Expected outcome: Your command should succeed and print
wasbs://nyctlc@azureopendatastorage.blob.core.windows.net/yellow
Note: A Spark session starts on the first code run, so it may take longer to complete.
-
To write the data to a file, you now need that ABFS Path for your RawData folder.
-
Insert the following code into a new code cell:
# Declare file name file_name = "yellow_taxi" # Construct destination path output_parquet_path = f"**InsertABFSPathHere**/{file_name}" print(output_parquet_path) # Load the first 1000 rows as a Parquet file blob_df.limit(1000).write.mode("overwrite").parquet(output_parquet_path)
-
Add your RawData ABFS path and select ▷ Run Cell to write 1000 rows to a yellow_taxi.parquet file.
-
Your output_parquet_path should look similar to:
abfss://Spark@onelake.dfs.fabric.microsoft.com/DPDemo.Lakehouse/Files/RawData/yellow_taxi
- To confirm data load from the Lakehouse Explorer, select Files > … > Refresh.
You should now see your new folder RawData with a yellow_taxi.parquet “file” - which shows as a folder with partition files within.
Transform and load data to a Delta table
Likely, your data ingestion task doesn’t end with only loading a file. Delta tables in a lakehouse allows scalable, flexible querying and storage, so we’ll create one as well.
-
Create a new code cell, and insert the following code:
from pyspark.sql.functions import col, to_timestamp, current_timestamp, year, month # Read the parquet data from the specified path raw_df = spark.read.parquet(output_parquet_path) # Add dataload_datetime column with current timestamp filtered_df = raw_df.withColumn("dataload_datetime", current_timestamp()) # Filter columns to exclude any NULL values in storeAndFwdFlag filtered_df = filtered_df.filter(col("storeAndFwdFlag").isNotNull()) # Load the filtered data into a Delta table table_name = "yellow_taxi" filtered_df.write.format("delta").mode("append").saveAsTable(table_name) # Display results display(filtered_df.limit(1))
-
Select ▷ Run Cell next to the code cell.
- This will add a timestamp column dataload_datetime to log when the data was loaded to a Delta table
- Filter NULL values in storeAndFwdFlag
- Load filtered data into a Delta table
- Display a single row for validation
-
Review and confirm the displayed results, something similar to the following image:
You’ve now successfully connected to external data, written it to a parquet file, loaded the data into a DataFrame, transformed the data, and loaded it to a Delta table.
Analyze Delta table data with SQL queries
This lab is focused on data ingestion, which really explains the extract, transform, load process, but it’s valuable for you to preview the data too.
-
Create a new code cell, and insert the code below:
# Load table into df delta_table_name = "yellow_taxi" table_df = spark.read.format("delta").table(delta_table_name) # Create temp SQL table table_df.createOrReplaceTempView("yellow_taxi_temp") # SQL Query table_df = spark.sql('SELECT * FROM yellow_taxi_temp') # Display 10 results display(table_df.limit(10))
-
Select ▷ Run Cell next to the code cell.
Many data analysts are comfortable working with SQL syntax. Spark SQL is a SQL language API in Spark that you can use to run SQL statements, or even persist data in relational tables.
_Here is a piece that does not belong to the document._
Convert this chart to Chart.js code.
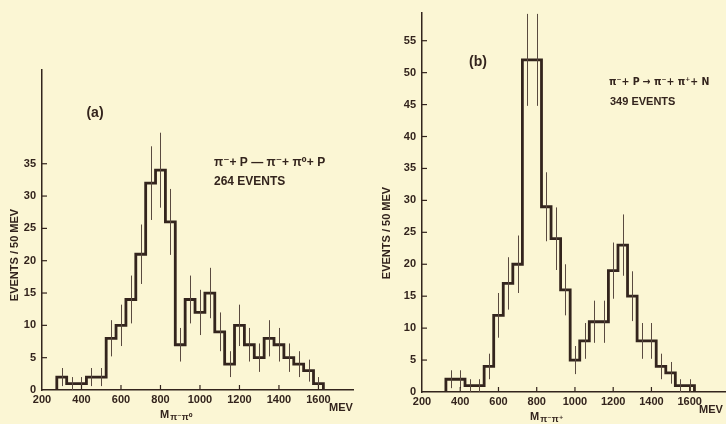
<!DOCTYPE html>
<html><head><meta charset="utf-8">
<script src="https://cdn.jsdelivr.net/npm/chart.js@4/dist/chart.umd.min.js"></script>
<style>
html,body{margin:0;padding:0;background:#fbf6d4;}
body{width:726px;height:424px;position:relative;overflow:hidden;}
.p{position:absolute;top:0;height:424px;}
</style></head><body>
<div class="p" style="left:0;width:365px"><canvas id="ca"></canvas></div>
<div class="p" style="left:365px;width:361px"><canvas id="cb"></canvas></div>
<script>
// ---- data (bin width 50 MeV) ----
const binWidth = 50;
const centersA = [300,350,400,450,500,550,600,650,700,750,800,850,900,950,1000,1050,1100,1150,1200,1250,1300,1350,1400,1450,1500,1550,1600];
const countsA  = [2,1,1,2,2,8,10,14,21,32,34,26,7,14,12,15,9,4,10,7,5,8,7,5,4,3,1];
const errorsA  = [1.4,1,1,1.4,1.4,2.8,3.2,3.7,4.6,5.7,5.8,5.1,2.6,3.7,3.5,3.9,3,2,3.2,2.6,2.2,2.8,2.6,2.2,2,1.7,1];
const centersB = [350,400,450,500,550,600,650,700,750,800,850,900,950,1000,1050,1100,1150,1200,1250,1300,1350,1400,1450,1500,1550,1600];
const countsB  = [2,2,1,1,4,12,17,20,52,52,29,24,16,5,8,11,11,19,23,15,8,8,4,3,1,1];
const errorsB  = [1.4,1.4,1,1,2,3.5,4.1,4.5,7.2,7.2,5.4,4.9,4,2.2,2.8,3.3,3.3,4.4,4.8,3.9,2.8,2.8,2,1.7,1,1];
const xTicks   = [200,400,600,800,1000,1200,1400,1600];
const yTicksA  = [0,5,10,15,20,25,30,35];
const yTicksB  = [0,5,10,15,20,25,30,35,40,45,50,55];

const INK = '#33241d';
const ERR = '#5a4a40';
const FONT = "'Liberation Sans','DejaVu Sans',sans-serif";

function stepPoints(centers, counts){
  const pts = [{x: centers[0]-binWidth/2, y: 0}];
  centers.forEach((c,i)=>pts.push({x: c-binWidth/2, y: counts[i]}));
  pts.push({x: centers[centers.length-1]+binWidth/2, y: 0});
  return pts;
}

const errorBars = {
  id:'errorBars',
  afterDatasetsDraw(chart, args, o){
    const {ctx, scales:{x,y}} = chart;
    ctx.save(); ctx.strokeStyle = ERR; ctx.lineWidth = 1;
    o.centers.forEach((c,i)=>{
      const px = Math.round(x.getPixelForValue(c))+0.5;
      ctx.beginPath();
      ctx.moveTo(px, y.getPixelForValue(o.counts[i]+o.errors[i]));
      ctx.lineTo(px, y.getPixelForValue(Math.max(0,o.counts[i]-o.errors[i])));
      ctx.stroke();
    });
    ctx.restore();
  }
};
const innerTicks = {
  id:'innerTicks',
  afterDatasetsDraw(chart){
    const {ctx, scales:{x,y}, chartArea:a} = chart;
    ctx.save(); ctx.strokeStyle = INK; ctx.lineWidth = 1.2;
    x.ticks.forEach(t=>{ if(t.value===x.min) return;
      const px = x.getPixelForValue(t.value);
      ctx.beginPath(); ctx.moveTo(px,a.bottom); ctx.lineTo(px,a.bottom-5); ctx.stroke(); });
    y.ticks.forEach(t=>{ if(t.value===y.min) return;
      const py = y.getPixelForValue(t.value);
      ctx.beginPath(); ctx.moveTo(a.left,py); ctx.lineTo(a.left+5,py); ctx.stroke(); });
    ctx.restore();
  }
};
const labels = {
  id:'labels',
  afterDraw(chart, args, o){
    const ctx = chart.ctx;
    ctx.save(); ctx.fillStyle = INK; ctx.textBaseline = 'middle';
    o.items.forEach(it=>{
      ctx.save();
      ctx.translate(it.x, it.y);
      if(it.rot) ctx.rotate(it.rot);
      const fam = it.family || FONT;
      ctx.font = `bold ${it.size}px ${fam}`;
      ctx.textAlign = it.align || 'center';
      if(it.sub){
        ctx.textAlign = 'left';
        ctx.fillText(it.t, 0, 0);
        const w = ctx.measureText(it.t).width;
        ctx.font = `bold ${it.size-2}px ${fam}`;
        ctx.fillText(it.sub, w+1, 3);
      } else ctx.fillText(it.t, 0, 0);
      ctx.restore();
    });
    ctx.restore();
  }
};

function makeChart(id, centers, counts, errors, yTicks, cfg){
  return new Chart(document.getElementById(id), {
    type:'line',
    data:{datasets:[{data: stepPoints(centers, counts), stepped:'before', borderColor: INK,
      borderWidth: 2.8, pointRadius: 0, fill: false, tension: 0}]},
    options:{
      responsive:true, maintainAspectRatio:false, animation:false, devicePixelRatio:1,
      layout:{padding: cfg.padding},
      plugins:{legend:{display:false}, tooltip:{enabled:false},
        errorBars:{centers, counts, errors}, labels:{items: cfg.items}},
      scales:{
        x:{type:'linear', min:200, max:cfg.xmax,
          afterBuildTicks: s=>{ s.ticks = xTicks.map(v=>({value:v})); },
          afterFit: s=>{ s.height = cfg.xh; },
          ticks:{color:INK, font:{family:FONT, size:11, weight:'bold'}, padding:3, maxRotation:0, autoSkip:false,
            callback: v=>String(v)},
          grid:{display:false, drawTicks:false}, border:{display:true, color:INK, width:1.5}},
        y:{min:0, max:cfg.ymax,
          afterBuildTicks: s=>{ s.ticks = yTicks.map(v=>({value:v})); },
          afterFit: s=>{ s.width = cfg.yw; },
          ticks:{color:INK, font:{family:FONT, size:11, weight:'bold'}, padding:6, autoSkip:false,
            callback: v=>String(v)},
          grid:{display:false, drawTicks:false}, border:{display:true, color:INK, width:1.5}}
      }
    },
    plugins:[errorBars, innerTicks, labels]
  });
}

const totalA = countsA.reduce((s,v)=>s+v,0);
const totalB = countsB.reduce((s,v)=>s+v,0);

makeChart('ca', centersA, countsA, errorsA, yTicksA, {
  padding:{top:70, right:12, left:0, bottom:0}, xmax:1775, ymax:49.5, xh:34, yw:42,
  items:[
    {t:'(a)', x:95, y:113, size:14},
    {t:'π⁻+ P — π⁻+ π⁰+ P', x:214, y:163, size:12, align:'left'},
    {t:totalA+' EVENTS', x:214, y:182, size:12, align:'left'},
    {t:'MEV', x:341, y:408, size:11},
    {t:'EVENTS / 50 MEV', x:15, y:255, size:11, rot:-Math.PI/2},
    {t:'M', sub:'π⁻π⁰', x:160, y:415, size:11}
  ]
});
makeChart('cb', centersB, countsB, errorsB, yTicksB, {
  padding:{top:10, right:0, left:0, bottom:0}, xmax:1790, ymax:59.4, xh:32, yw:57,
  items:[
    {t:'(b)', x:478-365, y:62, size:14},
    {t:'π⁻+ P → π⁻+ π⁺+ N', x:609-365, y:82, size:10.5, align:'left', family:"'DejaVu Sans Condensed','DejaVu Sans',sans-serif"},
    {t:totalB+' EVENTS', x:610-365, y:102, size:11, align:'left'},
    {t:'MEV', x:711-365, y:410, size:11},
    {t:'EVENTS / 50 MEV', x:387-365, y:233, size:11, rot:-Math.PI/2},
    {t:'M', sub:'π⁻π⁺', x:530-365, y:417, size:11}
  ]
});
</script>
</body></html>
The code you just ran creates a relational view of the data in a dataframe, and then uses the spark.sql library to embed Spark SQL syntax within your Python code and query the view and return the results as a dataframe.
Clean up resources
In this exercise, you have used notebooks with PySpark in Fabric to load data and save it to Parquet. You then used that Parquet file to further transform the data. Finally you used SQL to query the Delta tables.
When you’re finished exploring, you can delete the workspace you created for this exercise.
- In the bar on the left, select the icon for your workspace to view all of the items it contains.
- Select Workspace settings and in the General section, scroll down and select Remove this workspace.
- Select Delete to delete the workspace.